An operation that management has decided to dispose of, but either has not yet done so, or has disposed of in the current year after the operation had generated income or losses. -To be accounted for as a discontinued operation, the business must be physically and operationally distinct from the rest of the firm

How are Discontinued Operations Reported?

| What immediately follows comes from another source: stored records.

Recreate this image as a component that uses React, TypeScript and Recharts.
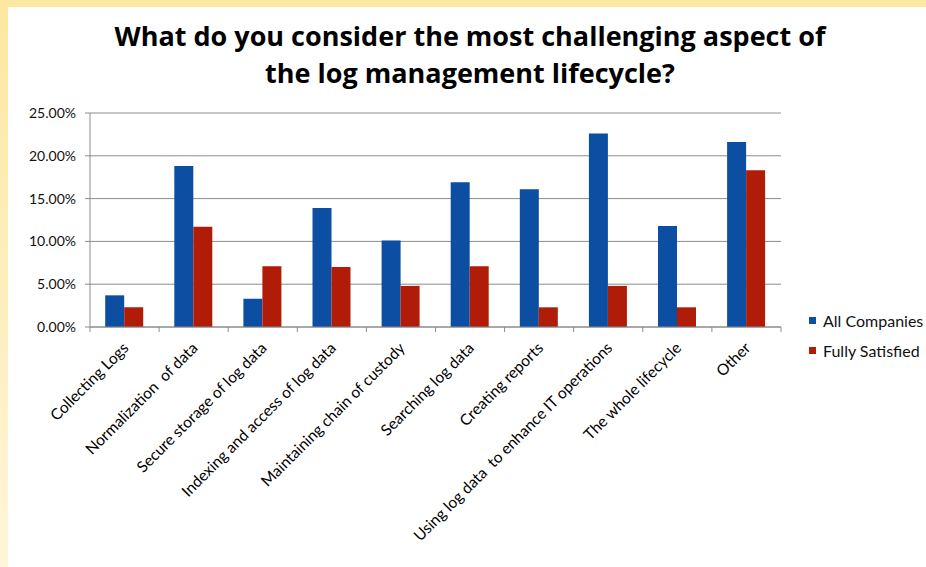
import React from "react";
import { BarChart, Bar, XAxis, YAxis, CartesianGrid } from "recharts";

const categories = [
  "Collecting Logs",
  "Normalization  of data",
  "Secure storage of log data",
  "Indexing and access of log data",
  "Maintaining chain of custody",
  "Searching log data",
  "Creating reports",
  "Using log data  to enhance IT operations",
  "The whole lifecycle",
  "Other",
];
const allCompanies = [3.7, 18.8, 3.3, 13.9, 10.1, 16.9, 16.1, 22.6, 11.8, 21.6];
const fullySatisfied = [2.3, 11.7, 7.1, 7.0, 4.8, 7.1, 2.3, 4.8, 2.3, 18.3];
const yTicks = [0, 5, 10, 15, 20, 25];

const data = categories.map((name, i) => ({
  name,
  all: allCompanies[i],
  sat: fullySatisfied[i],
}));

const W = 926;
const H = 567;
const PLOT_LEFT = 90;
const PLOT_RIGHT = 781;
const PLOT_TOP = 113;
const PLOT_BOTTOM = 327;
const HALF_BAND = (PLOT_RIGHT - PLOT_LEFT) / categories.length / 2;

const BLUE = "#0b4ea2";
const RED = "#b01c08";
const GRID = "#8c8c8c";

function CatTick(props: any) {
  const { x, payload, index } = props;
  const last = index === categories.length - 1;
  return (
    <g>
      <line x1={x - HALF_BAND} x2={x - HALF_BAND} y1={PLOT_BOTTOM} y2={PLOT_BOTTOM + 5} stroke={GRID} />
      {last && (
        <line x1={x + HALF_BAND} x2={x + HALF_BAND} y1={PLOT_BOTTOM} y2={PLOT_BOTTOM + 5} stroke={GRID} />
      )}
      <g transform={`translate(${x + 5},${PLOT_BOTTOM + 22})`}>
        <text
          transform="rotate(-45)"
          textAnchor="end"
          fill="#000"
          fontSize={15.5}
          fontFamily="Lato"
          style={{ whiteSpace: "pre" }}
        >
          {payload.value}
        </text>
      </g>
    </g>
  );
}

function LegendBox() {
  const items = [
    { label: "All Companies", color: BLUE },
    { label: "Fully Satisfied", color: RED },
  ];
  return (
    <div style={{ position: "absolute", left: 809, top: 305, fontFamily: "Lato", fontSize: 16, color: "#111" }}>
      {items.map((it) => (
        <div key={it.label} style={{ display: "flex", alignItems: "center", height: 30 }}>
          <span style={{ width: 7, height: 7, background: it.color, marginRight: 7, display: "inline-block" }} />
          <span style={{ whiteSpace: "nowrap" }}>{it.label}</span>
        </div>
      ))}
    </div>
  );
}

export default function App() {
  return (
    <div
      style={{
        position: "fixed",
        left: 0,
        top: 0,
        width: W,
        height: H,
        background: "linear-gradient(to bottom, #fde7a1, #fff5d8)",
        overflow: "hidden",
      }}
    >
      <div style={{ position: "absolute", left: 8, top: 7, width: W - 8, height: H - 7, background: "#fff" }} />
      <div
        style={{
          position: "absolute",
          left: 0,
          top: 17,
          width: 940,
          textAlign: "center",
          fontFamily: "Open Sans",
          fontWeight: 700,
          fontSize: 27,
          lineHeight: "37px",
          color: "#000",
        }}
      >
        What do you consider the most challenging aspect of
        <br />
        the log management lifecycle?
      </div>
      <div style={{ position: "absolute", left: 0, top: 0 }}>
        <BarChart
          width={W}
          height={H}
          data={data}
          margin={{ top: PLOT_TOP, right: W - PLOT_RIGHT, bottom: 10, left: 0 }}
          barCategoryGap="22%"
          barGap={0}
        >
          <CartesianGrid vertical={false} stroke={GRID} />
          <XAxis
            dataKey="name"
            interval={0}
            height={H - PLOT_BOTTOM - 10}
            axisLine={{ stroke: GRID }}
            tickLine={false}
            tick={<CatTick />}
          />
          <YAxis
            width={PLOT_LEFT}
            domain={[0, 25]}
            ticks={yTicks}
            axisLine={{ stroke: GRID }}
            tickLine={{ stroke: GRID }}
            tickSize={5}
            tickMargin={9}
            tickFormatter={(v: number) => `${v.toFixed(2)}%`}
            tick={{ fill: "#111", fontSize: 14, fontFamily: "Lato" }}
          />
          <Bar dataKey="all" name="All Companies" fill={BLUE} isAnimationActive={false} />
          <Bar dataKey="sat" name="Fully Satisfied" fill={RED} isAnimationActive={false} />
        </BarChart>
      </div>
      <LegendBox />
    </div>
  );
}
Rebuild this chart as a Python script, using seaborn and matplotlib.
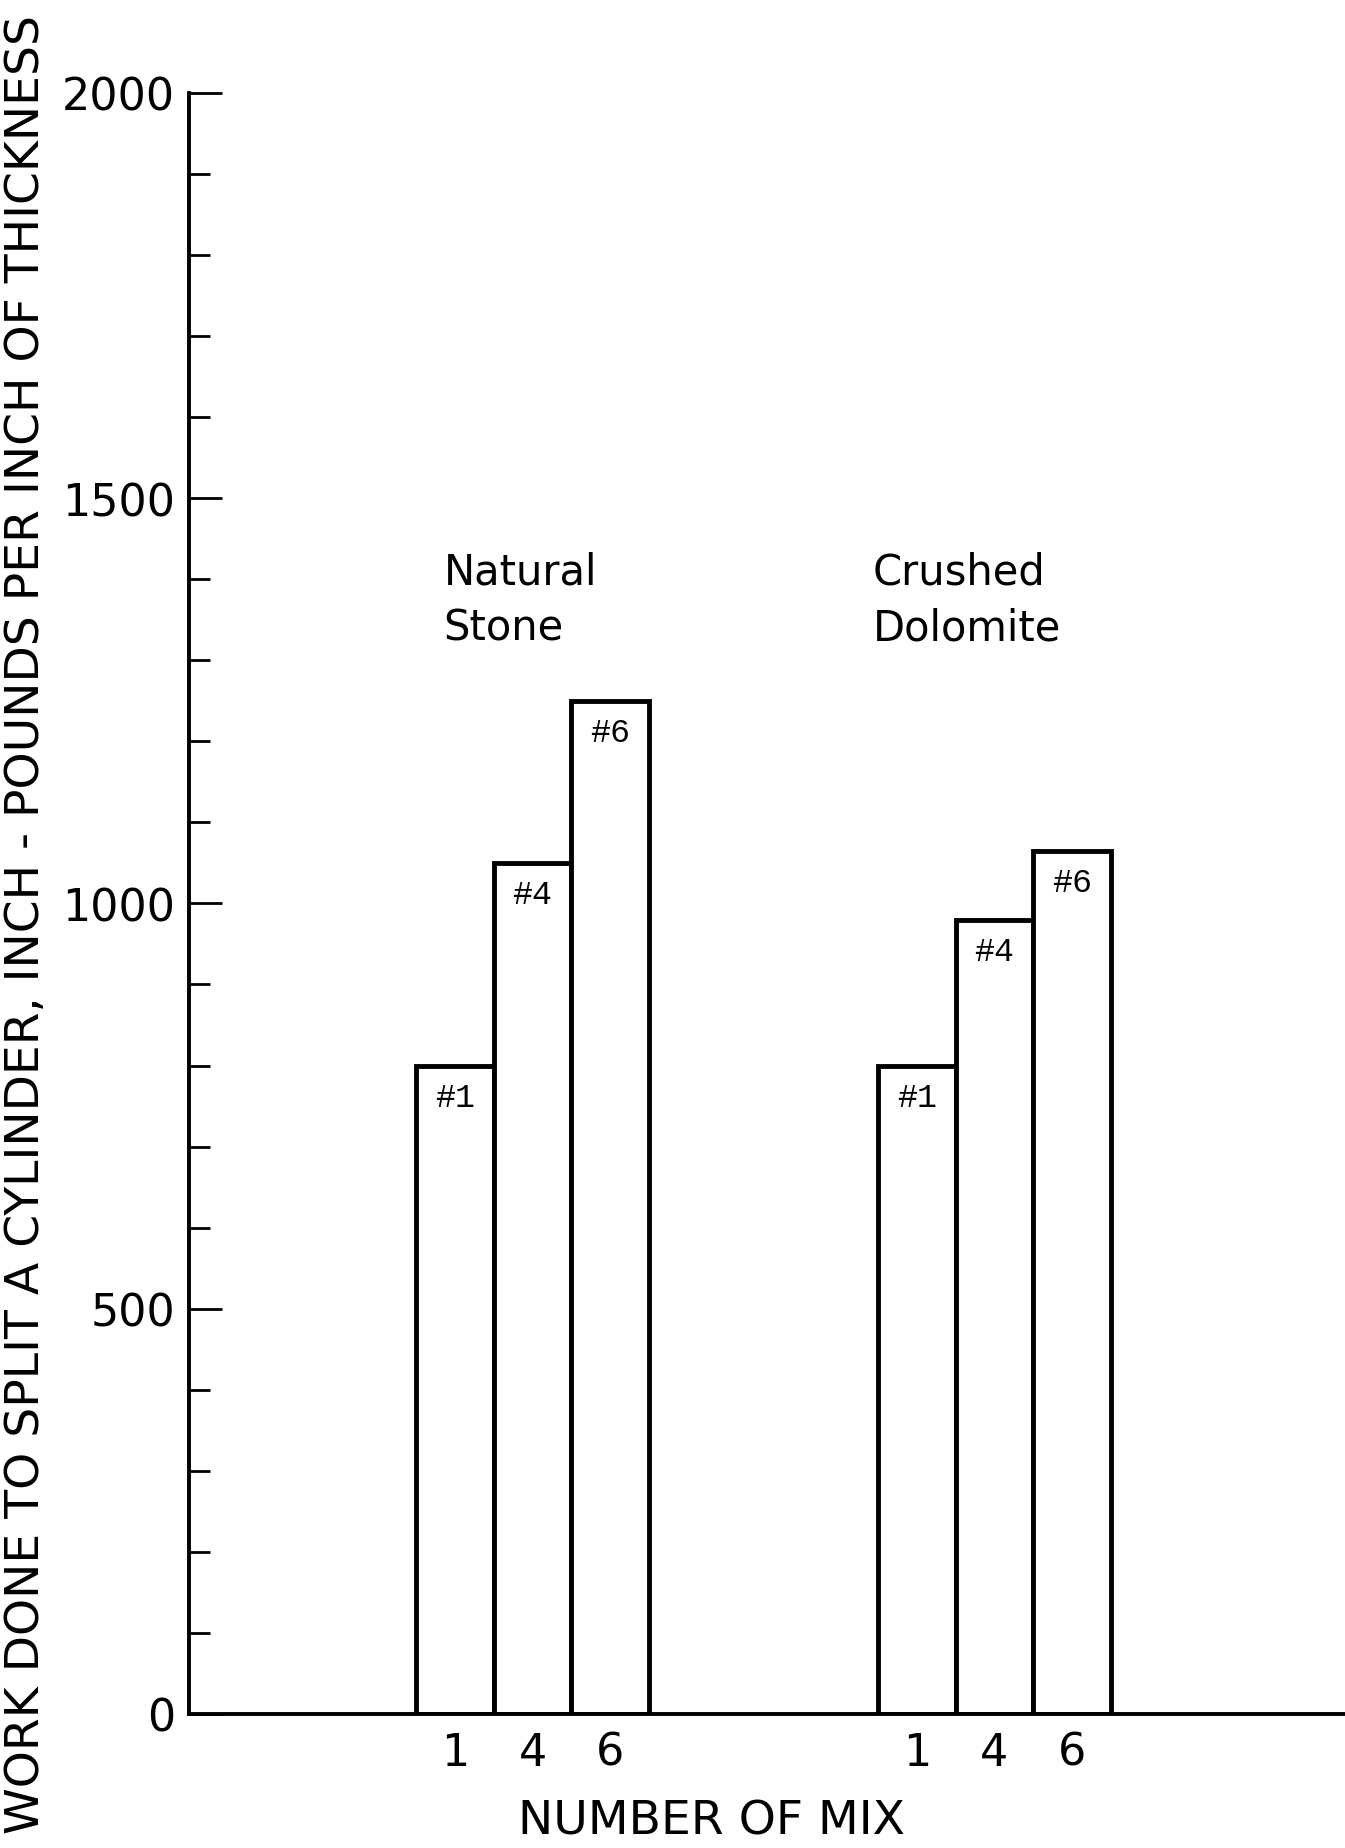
import numpy as np
import pandas as pd
import seaborn as sns
import matplotlib.pyplot as plt
from matplotlib.ticker import MultipleLocator

# values
groups = ["Natural\nStone", "Crushed\nDolomite"]
mixes = [1, 4, 6]
natural_stone = [800, 1050, 1250]
crushed_dolomite = [800, 980, 1065]

# layout: where each group's first bar starts on the x axis
group_start = [3, 8.97]
group_text_x = [3.35, 8.9]

rows = []
for g, vals in enumerate([natural_stone, crushed_dolomite]):
    for i, (m, v) in enumerate(zip(mixes, vals)):
        rows.append({"group": groups[g], "mix": m, "value": v,
                     "pos": group_start[g] + i + 0.5})
df = pd.DataFrame(rows)

sns.set_style("white")
plt.rcParams["font.family"] = ["DejaVu Sans"]
plt.rcParams["text.color"] = "black"
plt.rcParams["xtick.color"] = "black"
plt.rcParams["ytick.color"] = "black"
plt.rcParams["axes.labelcolor"] = "black"

fig = plt.figure(figsize=(13.45, 18.49), dpi=100)
ax = fig.add_axes([0.1405, 0.0725, 0.8595, 0.8767])

sns.barplot(data=df, x="pos", y="value", native_scale=True, width=1,
            color="white", edgecolor="black", linewidth=3.5,
            errorbar=None, ax=ax)

# "#n" labels just under each bar top
for cont in ax.containers:
    ax.bar_label(cont, labels=[f"#{m}" for m in df["mix"]], padding=-34,
                 fontsize=24, family="Liberation Mono", color="black")

for g, name in enumerate(groups):
    ax.text(group_text_x[g], 1435, name, ha="left", va="top",
            fontsize=30, linespacing=1.4, color="black")

ax.set_xlim(0.06, 15)
ax.set_ylim(0, 2000)
ax.set_xticks(df["pos"], [str(m) for m in df["mix"]])
ax.yaxis.set_major_locator(MultipleLocator(500))
ax.yaxis.set_minor_locator(MultipleLocator(100))

for side in ["top", "right"]:
    ax.spines[side].set_visible(False)
for side in ["left", "bottom"]:
    ax.spines[side].set_linewidth(2.8)
    ax.spines[side].set_color("black")

ax.tick_params(axis="y", which="major", left=True, direction="in", length=24,
               width=2, pad=10, labelsize=32, color="black")
ax.tick_params(axis="y", which="minor", left=True, direction="in", length=15,
               width=2, color="black")
ax.tick_params(axis="x", bottom=False, length=0, pad=12, labelsize=32)

ax.set_xlabel("NUMBER OF MIX", fontsize=34, va="center")
ax.xaxis.set_label_coords(0.452, -0.066)
ax.set_ylabel("")

fig.text(0.02, 0.5, "WORK DONE TO SPLIT A CYLINDER, INCH - POUNDS PER INCH OF THICKNESS",
         rotation=90, ha="center", va="center", fontsize=34)

fig.savefig("out.png", dpi=100, facecolor="white")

Any income or loss from discontinued operations is reported separately in the income statement, net of tax, after income from continuing operations. -Any past income statements that presented must be restated, separating the income or loss from the discontinued operations.

Contract

As defined by the converged standard under IASB and FASB. An agreement between two or more parties that specifies their obligations and rights. -collectability must be probable for a contract to exist. -"probable" is defined differently under GAAP and IFRS, so an identical activity can still be accounted for differently.

Performance Obligation

As defined under converged standard of revenue recognition. A promise to deliver a "distinct" good or service

Analytical Implications of Discontinued Operations

Discontinued operations do not affect net income from continuing operations. -Should be excluded when forecasting future earnings. -The actual event of discontinuing a business segment or selling assets may provide information about the future cash flows of the firm.

Basic EPS

Does not consider the effects of any dilutive securities. =(net income- preferred dividends)/(Weighted average number of common shares outstanding) Preferred dividends are subtracted from net income because EPS refers to the per-share earnings available to common shareholders. -net income minus preferred dividends is income available to common stockholders. Common stock dividends are not subtracted.

Earnings per share (EPS)

EPS is reported only for shares of common stocks. Must know whether a firm has simple or complex capital structure before computing EPS. All firms with complex capital structures must report both basic and diluted EPS. -Firms with simple capital structure only report basic EPS.